Monday, July 6, 2009

Orchestral manoeuvres in the dark


In the latest round of our ongoing game of musical beds, Rowan has spent the past few nights on an air mattress (yes, that air mattress) in our room, while Auntie Kathryn occupies the “blue” room he usually sleeps in.

It’s quite sweet, really, to peer over the side of the bed and see a small person, tucked up in the little nest we’ve created by the window. Twice now, he has climbed into our bed from his during the wee hours of the night, and — because I don’t seem able to sleep with his elbow in my solar plexus — I have decamped for the spare bed in what is currently Isaac’s room or gently but insistently escorted Rowan back into his own bed.

But not before reveling for at least a few moments in the glory of his almost-tiny body snuggled between the two of ours, the quiet intimacy of three bodies in the sleep-heavy night, lying under the blades of the slowly oscillating ceiling fan.

When Rowan was a newborn, a young baby, he loved the light fixture above our bed. He lay on his back between me and Rachel, cooing and kicking at the round white bulb. If we turned it on, his whole body wriggled in paroxysms of joy. He spent a lot of time in those early months lying between us, talking to the ceiling. But, back then, awash in a tsunami of sleep deprivation and consequent anxiety, I did not revel. I worried. I angsted. I fretted that we were doing everything wrong, that we were somehow harming him even as he lay happy next to me, that he would never sleep and that I wouldn’t, either. I wondered why all the other new parents I know didn’t seem to be slowly going insane, desperate with the knowledge that they had made a huge, irrevocable, mistake.

One early January morning, lying next to my nursing baby, Rachel spooning him from the other side, a tiny voice managed to work its way through the fretting. “You all look so beautiful,” it said, and for the first time I imagined what we must look like to the outside world: three tired bodies, two parents surrounding a breast-feeding child, warm under a nest of feather duvets and receiving blankets.

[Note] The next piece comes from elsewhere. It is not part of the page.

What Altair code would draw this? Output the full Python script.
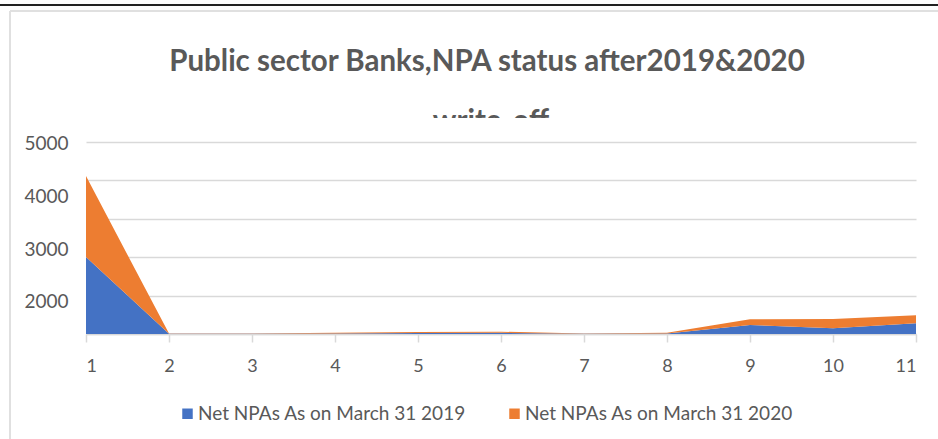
import altair as alt
import pandas as pd

# ---- data ----
banks = [1, 2, 3, 4, 5, 6, 7, 8, 9, 10, 11]
npa_2019 = [2008, 5, 5, 15, 25, 30, 5, 15, 234, 148, 278]
npa_2020 = [2104, 5, 5, 15, 30, 30, 5, 20, 148, 242, 208]
series_names = ["Net NPAs As on March 31 2019", "Net NPAs As on March 31 2020"]
series_colors = ["#4472C4", "#ED7D31"]
grid_values = [0, 1000, 2000, 3000, 4000, 5000]
y_label_values = [2000, 3000, 4000, 5000]
title_line1 = "Public sector Banks,NPA status after2019&2020"
title_line2 = "write-off"

FONT = "Lato, Carlito, sans-serif"
TXT = "#595959"
GRID = "#d9d9d9"

rows = []
for b, v in zip(banks, npa_2019):
    rows.append({"bank": b, "value": v, "series": series_names[0]})
for b, v in zip(banks, npa_2020):
    rows.append({"bank": b, "value": v, "series": series_names[1]})
df = pd.DataFrame(rows)

W, H = 830, 192

area = alt.Chart(df).mark_area(opacity=1).encode(
    x=alt.X("bank:Q", scale=alt.Scale(domain=[1, 11], nice=False, zero=False),
            axis=alt.Axis(values=banks, format="d", title=None, grid=False,
                          domainColor=GRID, domainWidth=1.5, tickColor=GRID,
                          tickSize=8, tickWidth=1.5, labelColor=TXT,
                          labelFontSize=18, labelPadding=15, labelFont=FONT)),
    y=alt.Y("value:Q", stack="zero", scale=alt.Scale(domain=[0, 5000], nice=False),
            axis=alt.Axis(orient="left", values=grid_values, labels=False, ticks=False,
                          domain=False, grid=True, gridColor=GRID, gridWidth=1.5,
                          title=None)),
    color=alt.Color("series:N",
                    scale=alt.Scale(domain=series_names, range=series_colors),
                    legend=alt.Legend(title=None, orient="none", direction="horizontal",
                                      legendX=92, legendY=262, symbolType="square",
                                      symbolSize=110, symbolStrokeWidth=0,
                                      labelFontSize=19, labelColor=TXT, labelFont=FONT,
                                      labelOffset=1, columnPadding=39, labelLimit=400)),
    order=alt.Order("series:N", sort="ascending"),
)

labels_df = pd.DataFrame({"v": y_label_values})
ylabels = alt.Chart(labels_df).mark_point(opacity=0).encode(
    y=alt.Y("v:Q", scale=alt.Scale(domain=[1388, 5030], nice=False, zero=False),
            axis=alt.Axis(orient="left", values=y_label_values, format="d", grid=False,
                          ticks=False, domain=False, title=None, labelColor=TXT,
                          labelFontSize=19, labelFont=FONT, labelPadding=18))
)

one = pd.DataFrame({"t1": [title_line1], "t2": [title_line2]})
title_text = alt.Chart(one).mark_text(font=FONT, fontSize=29.5, fontWeight="bold",
                                      color=TXT, baseline="middle", align="center").encode(
    text="t1:N", x=alt.value(401), y=alt.value(-80))
sub_text = alt.Chart(one).mark_text(font=FONT, fontSize=29.5, fontWeight="bold",
                                    color=TXT, baseline="alphabetic", align="center").encode(
    text="t2:N", x=alt.value(405), y=alt.value(-11))
cover = alt.Chart(one).mark_rect(color="white").encode(
    x=alt.value(-60), x2=alt.value(W + 10), y=alt.value(-24), y2=alt.value(-10))
top_line = alt.Chart(one).mark_rule(color="#222222", strokeWidth=2).encode(
    x=alt.value(-86), x2=alt.value(W + 22), y=alt.value(-137))
frame_top = alt.Chart(one).mark_rule(color="#e0e0e0", strokeWidth=2).encode(
    x=alt.value(-76), x2=alt.value(W + 22), y=alt.value(-131))
frame_left = alt.Chart(one).mark_rule(color="#e0e0e0", strokeWidth=2).encode(
    x=alt.value(-76), y=alt.value(-131), y2=alt.value(300))

chart = alt.layer(area, ylabels, title_text, sub_text, cover, top_line, frame_top,
                  frame_left).resolve_scale(
    y="independent"
).properties(
    width=W, height=H,
    autosize=alt.AutoSizeParams(type="none"),
    padding={"left": 86, "top": 142, "right": 22, "bottom": 105},
    background="white",
).configure_view(stroke=None)

chart.save("out.html", embed_options={"renderer": "svg", "actions": False})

And I realized in that moment that we did look beautiful, but that — more importantly — we also looked just fine, like we were handling things, like we were okay. Good, even. And I realized that, in fact, that all the other parents I saw with their babies must have had moments of sheer terror and desperation, too. Which, somehow, helped make things feel a bit less scary.

I hung onto that moment for a long time, reminding myself that we were okay. Which we were, all along, even if it took months more to relax into. Which is why, even as he wakes me from deep sleep, even as he jams his toes between my legs to warm them up and asks me to fetch him some water, I revel in my son’s — and now my sons’ — occasional presence in my bed. I revel that they can be there and it is at worst a mild disruption, not cause for despair. I revel in the heads heavy on my shoulder even as my arm falls asleep. And then I fall asleep, or I move them, or move me, and the night continues.

This morning at about 4 AM, I coughed, as quietly as I could, into my pillow.

“Mom!” came a voice from the side of our bed.

“Yes?”

“You woke me up!”

“Oh,” I said. “I’m sorry.”

“That’s okay.”

And it was.

1 comment:

  1. I still have those scary moments, sometimes more than I like to admit. Thank you for the reminder that we are all okay. We can all use a little reassurance now and then.